### EXERCISE
Write out word for word each line of the records, beginning at the first and stopping after the line with "var allValues = [values2021, values2022, values2023];". Leave the pictures out.

### RECORDS PROVIDED

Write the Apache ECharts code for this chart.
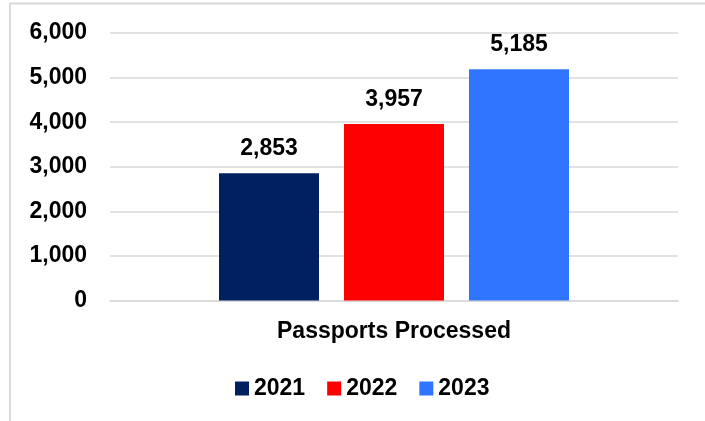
<!DOCTYPE html>
<html>
<head>
<meta charset="utf-8">
<script src="https://cdn.jsdelivr.net/npm/echarts@6/dist/echarts.min.js"></script>
<style>
html,body{margin:0;padding:0;background:#fff;}
#chart{width:705px;height:421px;}
</style>
</head>
<body>
<div id="chart"></div>
<script>
var categories = ['Passports Processed'];
var seriesNames = ['2021', '2022', '2023'];
var values2021 = [2853];
var values2022 = [3957];
var values2023 = [5185];
var seriesColors = ['#002060', '#FF0000', '#3075FF'];
var yMin = 0, yMax = 6000, yInterval = 1000;

var FONT = '"Liberation Sans", Arial, sans-serif';
var chart = echarts.init(document.getElementById('chart'), null, {renderer: 'canvas'});
var allValues = [values2021, values2022, values2023];

var series = seriesNames.map(function (name, i) {
  return {
    name: name,
    type: 'bar',
    data: allValues[i],
    barWidth: 100,
    barGap: '25%',
    itemStyle: {color: seriesColors[i]},
    label: {
      show: true,
      position: 'top',
      distance: 13,
      color: '#000',
      fontFamily: FONT,
      fontWeight: 'bold',
      fontSize: 23,
      formatter: function (p) { return p.value.toLocaleString('en-US'); }
    }
  };
});

chart.setOption({
  animation: false,
  backgroundColor: '#fff',
  textStyle: {fontFamily: FONT},
  graphic: [{
    type: 'rect',
    shape: {x: 10, y: 3.5, width: 720, height: 440},
    style: {fill: 'none', stroke: '#d9d9d9', lineWidth: 2},
    silent: true
  }],
  grid: {left: 110, right: 27, top: 33, bottom: 120.5, containLabel: false},
  legend: {
    data: seriesNames,
    left: 230,
    top: 372,
    itemWidth: 14,
    itemHeight: 14,
    itemGap: 22,
    icon: 'rect',
    textStyle: {fontFamily: FONT, fontWeight: 'bold', fontSize: 23, color: '#000'}
  },
  xAxis: {
    type: 'category',
    data: categories,
    axisLine: {show: true, lineStyle: {color: '#d9d9d9', width: 1.5}},
    axisTick: {show: false},
    axisLabel: {color: '#000', fontFamily: FONT, fontWeight: 'bold', fontSize: 23, margin: 20}
  },
  yAxis: {
    type: 'value',
    min: yMin,
    max: yMax,
    interval: yInterval,
    axisLine: {show: false},
    axisTick: {show: false},
    splitLine: {lineStyle: {color: '#d9d9d9', width: 1.5}},
    axisLabel: {
      color: '#000', fontFamily: FONT, fontWeight: 'bold', fontSize: 23, margin: 23,
      formatter: function (v) { return v.toLocaleString('en-US'); }
    }
  },
  series: series
});
</script>
</body>
</html>
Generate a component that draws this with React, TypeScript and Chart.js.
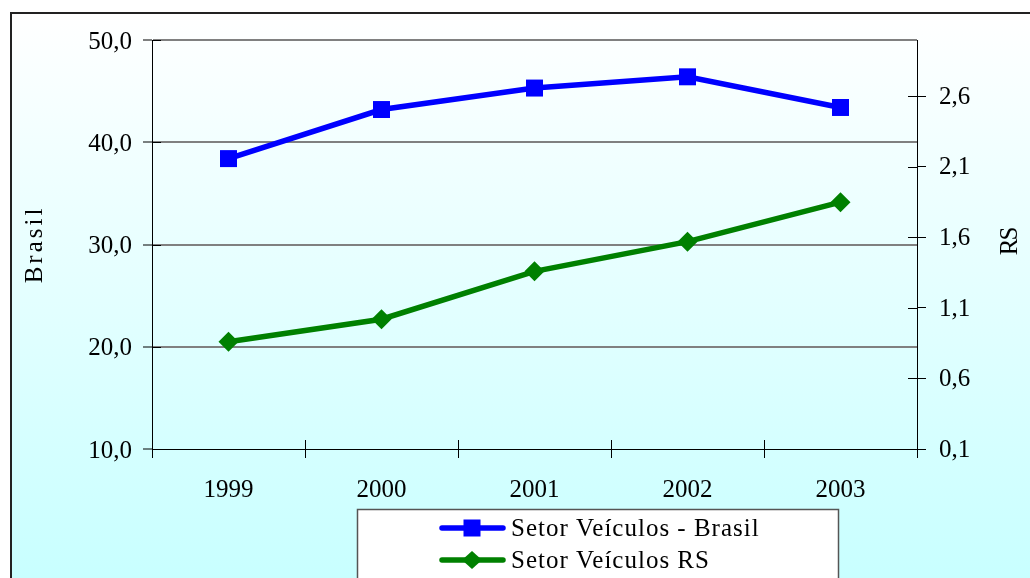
import { useEffect, useRef } from 'react';
import { Chart, registerables } from 'chart.js';

Chart.register(...registerables);

const categories = ['1999', '2000', '2001', '2002', '2003'];
const brasilValues = [38.4, 43.2, 45.3, 46.4, 43.4];
const rsValues = [0.86, 1.02, 1.36, 1.57, 1.85];
const leftTicks = [10, 20, 30, 40, 50];
const rightTicks = [0.1, 0.6, 1.1, 1.6, 2.1, 2.6];
const seriesLabels = ['Setor Veículos - Brasil', 'Setor Veículos RS'];
const leftTitle = 'Brasil';
const rightTitle = 'RS';

const FONT = "'Liberation Serif', 'Times New Roman', serif";
const fmt = (v: number) => Number(v).toFixed(1).replace('.', ',');

const drawRotated = (ctx: any, text: string, x: number, y: number, spacing: number) => {
  ctx.save();
  ctx.translate(x, y);
  ctx.rotate(-Math.PI / 2);
  ctx.letterSpacing = `${spacing}px`;
  ctx.font = `25px ${FONT}`;
  ctx.fillStyle = '#000000';
  ctx.textAlign = 'center';
  ctx.textBaseline = 'middle';
  ctx.fillText(text, spacing / 2, 0);
  ctx.restore();
};

const framePlugin = {
  id: 'frame',
  beforeDraw(chart: any) {
    const { ctx, width, height } = chart;
    ctx.save();
    ctx.fillStyle = '#ffffff';
    ctx.fillRect(0, 0, width, height);
    const g = ctx.createLinearGradient(0, 13, 0, height);
    g.addColorStop(0, '#ffffff');
    g.addColorStop(1, '#c8ffff');
    ctx.fillStyle = g;
    ctx.fillRect(11, 13, width, height);
    ctx.strokeStyle = '#222222';
    ctx.lineWidth = 2;
    ctx.strokeRect(11, 13, width + 20, height + 20);
    ctx.restore();
  },
  afterDraw(chart: any) {
    const { ctx, chartArea } = chart;
    const xs = chart.scales.x;
    const yl = chart.scales.y;
    const yr = chart.scales.y2;
    ctx.save();
    // inner halves of crossing tick marks
    ctx.strokeStyle = '#000000';
    ctx.lineWidth = 1;
    ctx.beginPath();
    yl.ticks.forEach((t: any) => {
      const y = Math.round(yl.getPixelForValue(t.value)) + 0.5;
      ctx.moveTo(chartArea.left, y);
      ctx.lineTo(chartArea.left + 9, y);
    });
    yr.ticks.forEach((t: any) => {
      const y = Math.round(yr.getPixelForValue(t.value)) + 0.5;
      ctx.moveTo(chartArea.right - 9, y);
      ctx.lineTo(chartArea.right, y);
    });
    for (let i = 0; i <= categories.length; i++) {
      const x = Math.round(xs.getPixelForValue(i - 0.5)) + 0.5;
      ctx.moveTo(x, chartArea.bottom - 9);
      ctx.lineTo(x, chartArea.bottom);
    }
    ctx.stroke();

    // axis titles (both read bottom to top)
    drawRotated(ctx, leftTitle, 35, 246, 3);
    drawRotated(ctx, rightTitle, 1010, 241, -2);

    // legend box
    const lx = 357;
    const ly = 509;
    ctx.fillStyle = '#ffffff';
    ctx.fillRect(lx, ly, 481, 90);
    ctx.strokeStyle = '#555555';
    ctx.lineWidth = 1.5;
    ctx.strokeRect(lx + 0.5, ly + 0.5, 481, 90);
    const rows = [528, 560];
    chart.data.datasets.forEach((ds: any, i: number) => {
      const y = rows[i];
      ctx.strokeStyle = ds.borderColor;
      ctx.lineWidth = 5.5;
      ctx.lineCap = 'round';
      ctx.beginPath();
      ctx.moveTo(442, y);
      ctx.lineTo(503, y);
      ctx.stroke();
      ctx.fillStyle = ds.backgroundColor;
      if (i === 0) {
        ctx.fillRect(472 - 8.5, y - 8.5, 17, 17);
      } else {
        ctx.beginPath();
        ctx.moveTo(472, y - 9);
        ctx.lineTo(482, y);
        ctx.lineTo(472, y + 9);
        ctx.lineTo(462, y);
        ctx.closePath();
        ctx.fill();
      }
      ctx.fillStyle = '#000000';
      ctx.font = `25px ${FONT}`;
      ctx.letterSpacing = '1px';
      ctx.textAlign = 'left';
      ctx.textBaseline = 'middle';
      ctx.fillText(ds.label, 511, y + 1);
      ctx.letterSpacing = '0px';
    });
    ctx.restore();
  },
};

export default function App() {
  const ref = useRef<HTMLCanvasElement>(null);

  useEffect(() => {
    document.body.style.margin = '0';
    const tickFont = { family: FONT, size: 25 };
    const chart = new Chart(ref.current as HTMLCanvasElement, {
      type: 'line',
      data: {
        labels: categories,
        datasets: [
          {
            label: seriesLabels[0],
            data: brasilValues,
            yAxisID: 'y',
            borderColor: '#0000ff',
            backgroundColor: '#0000ff',
            borderWidth: 5.5,
            pointStyle: 'rect',
            pointRadius: 12,
            pointBorderWidth: 0,
            tension: 0,
          },
          {
            label: seriesLabels[1],
            data: rsValues,
            yAxisID: 'y2',
            borderColor: '#008000',
            backgroundColor: '#008000',
            borderWidth: 5.5,
            pointStyle: 'rectRot',
            pointRadius: 10,
            pointBorderWidth: 0,
            tension: 0,
          },
        ],
      },
      options: {
        responsive: false,
        animation: false,
        devicePixelRatio: 1,
        layout: { padding: { top: 40, left: 0, right: 0, bottom: 0 } },
        plugins: {
          legend: { display: false },
          tooltip: { enabled: false },
        },
        scales: {
          x: {
            type: 'category',
            offset: true,
            grid: {
              offset: true,
              drawOnChartArea: false,
              drawTicks: true,
              tickLength: 9,
              tickColor: '#000000',
              tickWidth: 1,
            },
            border: { display: true, color: '#000000', width: 1 },
            ticks: { font: tickFont, color: '#000000', padding: 17, maxRotation: 0 },
            afterFit: (s: any) => {
              s.height = 129;
            },
          },
          y: {
            position: 'left',
            min: leftTicks[0],
            max: leftTicks[leftTicks.length - 1],
            afterBuildTicks: (s: any) => {
              s.ticks = leftTicks.map((v) => ({ value: v }));
            },
            grid: {
              color: (c: any) => (c.tick && c.tick.value === leftTicks[0] ? 'rgba(0,0,0,0)' : '#808080'),
              lineWidth: 2,
              tickLength: 9,
              tickColor: '#000000',
              tickWidth: 1,
            },
            border: { display: true, color: '#000000', width: 1 },
            ticks: {
              font: tickFont,
              color: '#000000',
              padding: 11,
              labelOffset: 2,
              callback: (v: any) => fmt(v),
            },
            afterFit: (s: any) => {
              s.width = 152;
            },
          },
          y2: {
            position: 'right',
            min: 0.1,
            max: 3.0,
            afterBuildTicks: (s: any) => {
              s.ticks = rightTicks.map((v) => ({ value: v }));
            },
            grid: {
              drawOnChartArea: false,
              tickLength: 9,
              tickColor: '#000000',
              tickWidth: 1,
            },
            border: { display: true, color: '#000000', width: 1 },
            ticks: {
              font: tickFont,
              color: '#000000',
              padding: 13,
              labelOffset: 1,
              callback: (v: any) => fmt(v),
            },
            afterFit: (s: any) => {
              s.width = 113;
            },
          },
        },
      },
      plugins: [framePlugin],
    } as any);
    return () => chart.destroy();
  }, []);

  return (
    <div style={{ width: 1030, height: 578 }}>
      <canvas ref={ref} width={1030} height={578} style={{ display: 'block' }} />
    </div>
  );
}
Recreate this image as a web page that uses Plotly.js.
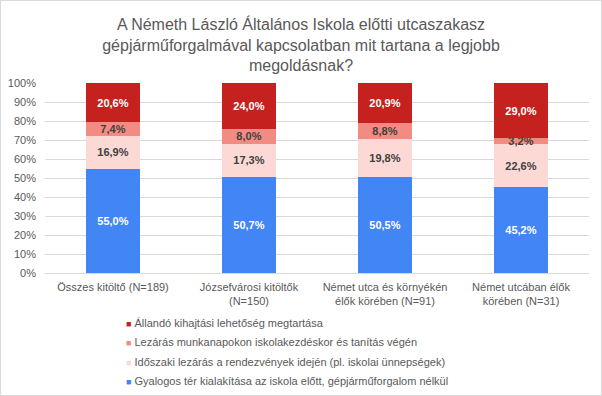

### CORRECT RESULT
Write the Apache ECharts code for this chart.
<!DOCTYPE html>
<html>
<head>
<meta charset="utf-8">
<script src="https://cdn.jsdelivr.net/npm/echarts@6/dist/echarts.min.js"></script>
<style>
html,body{margin:0;padding:0;background:#fff;}
#chart{width:705px;height:421px;}
</style>
</head>
<body>
<div id="chart"></div>
<script>
var categories = ['Passports Processed'];
var seriesNames = ['2021', '2022', '2023'];
var values2021 = [2853];
var values2022 = [3957];
var values2023 = [5185];
var seriesColors = ['#002060', '#FF0000', '#3075FF'];
var yMin = 0, yMax = 6000, yInterval = 1000;

var FONT = '"Liberation Sans", Arial, sans-serif';
var chart = echarts.init(document.getElementById('chart'), null, {renderer: 'canvas'});
var allValues = [values2021, values2022, values2023];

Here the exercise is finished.